As a retired over-the-road truck driver, building toll roads is a BAD IDEA from the get-go. Many new highway projects, including the M-CORES project proposed by Governor De Santis, need to be scrutinized for their environmental, social, and economic impacts they will have on the communities, much like is done for transit projects, airports, and shipyards.
I have seen the consequences of building toll roads and the problems they create. Many times, when these new toll roads do not generate the traffic and fall far short of the revenues forecasted, some communities will close off their roads to big trucks just for the sake of making more money on the toll road. The end result is that we, the consumers, all lose when trucks are forced onto the toll roads, which increases the costs of shipping the goods, needless to say, added wear and tear to the highways for road maintenance.
Toll road supporters also falsely claim that trucks cause the congestion, when mostly, it is every car on the road with less than two occupants in them. Add in for hire services like Uber and Lyft, only make the traffic congestion worse when drivers deadhead between runs with no passengers in their vehicles. The toll rates for cars need to be adjusted to higher during peak traffic such as morning and evening commutes, or during long holiday weekends for leisure travel. Discounts for frequent users should be abolished, which run contrary to alleviating traffic congestion.

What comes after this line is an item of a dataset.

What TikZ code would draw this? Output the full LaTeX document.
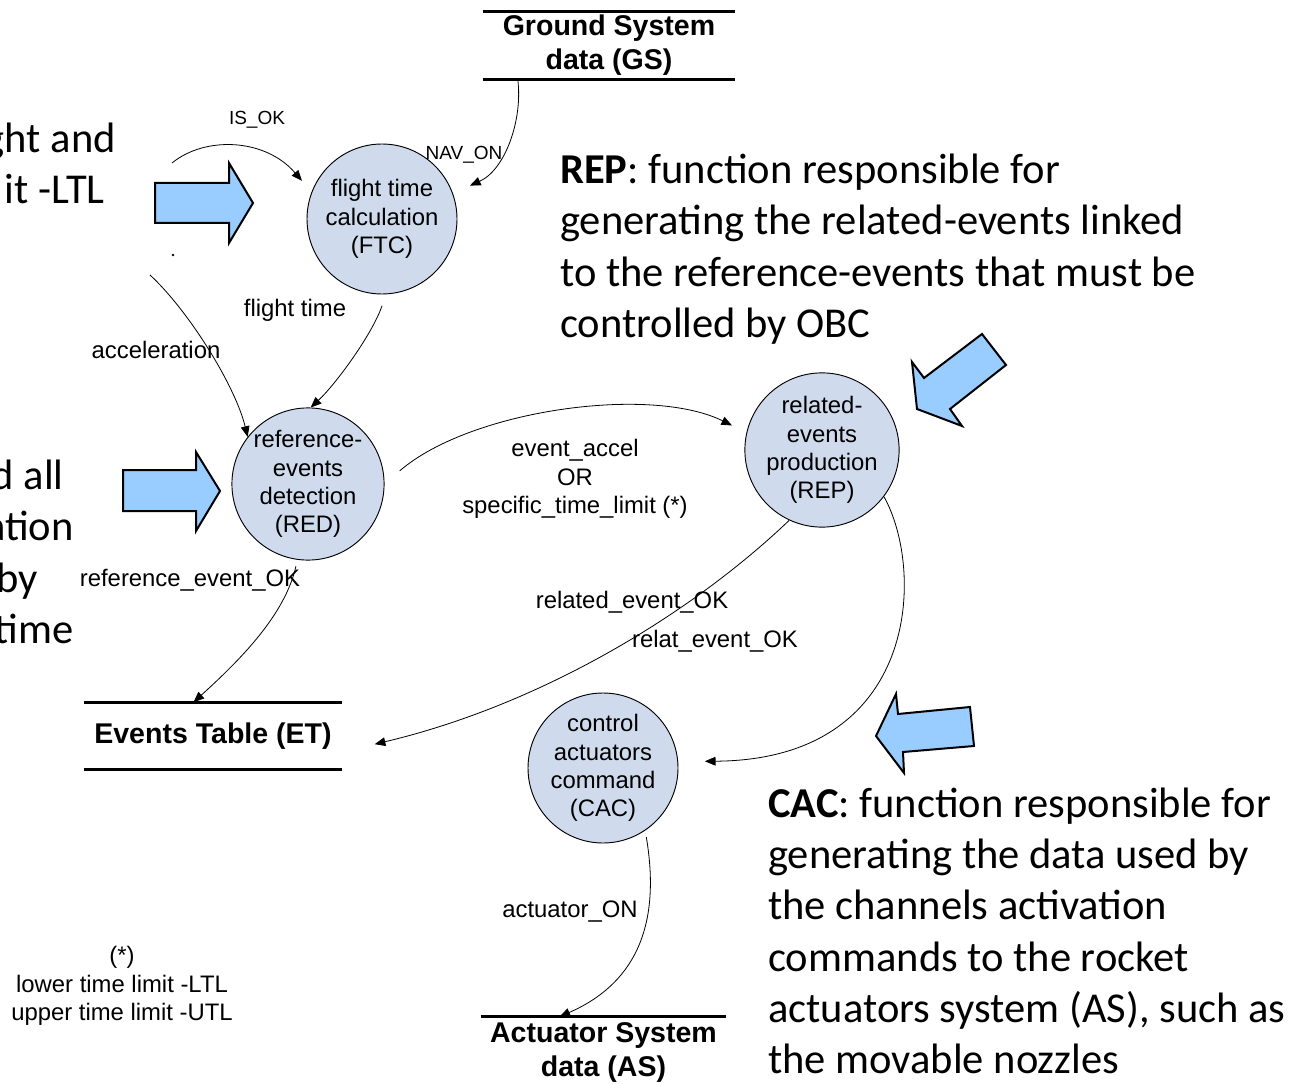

Building more roads in rural areas where traffic is light are not needed. As the writer of the comment above made, he correctly points out that it would be more sensible to build overpasses and service drives along the existing roads than to build a new highway several miles from such communities. The new roads will displace out state's agriculture industry, and just like oil, we will soon become dependent on foreign nations for food. the new roads in rural areas will do nothing for traffic relief in urban areas.
Another excuse for building these new roads are for hurricane evacuations. Reverting the main highways to one-way use on both sides of the interstate is a common sense idea, negating the need to build more new roads. Why would those who are evacuating or anyone, for that matter, need to have use of multiple lanes going towards the evacuation area? Except for emergency service vehicles, like law enforcement and utility repair services in a single lane, contraflow is very effective. Another alternative evacuation that ought to be considered should be vertical evacuations into high-rise structures such as time share condos and tourist hotels.
Toll roads also contribute to the state budget debts when revenue expectations are not met. if that is the case, the toll rates need to be raised, maintenance deferred, and closure of the road during off-peak hours for routine repairs, to keep costs down and pay off the debt. Otherwise, in the localities where the toll road was built, especially in the communities that wanted them in the first place, raise their local gasoline taxes to pay for the costs of building the road and let that tax sunset when the last of the debt is paid off, including the interest.
There are some highways around the state that have been built or redesigned for a rail line in the median. We need to remind those in office that the widening of such roads was for that purpose, not toll lanes! The right-of-way was widened in the middle of I-4 between Disney World and Tampa for that purpose, as directed by former governor Jeb Bush. Later on, governor Rick Scott unilaterally terminated the I-4 corridor rail project and then have that same right-of-way built into toll lanes instead, and even lied about saying the center median area would not fit the rail line.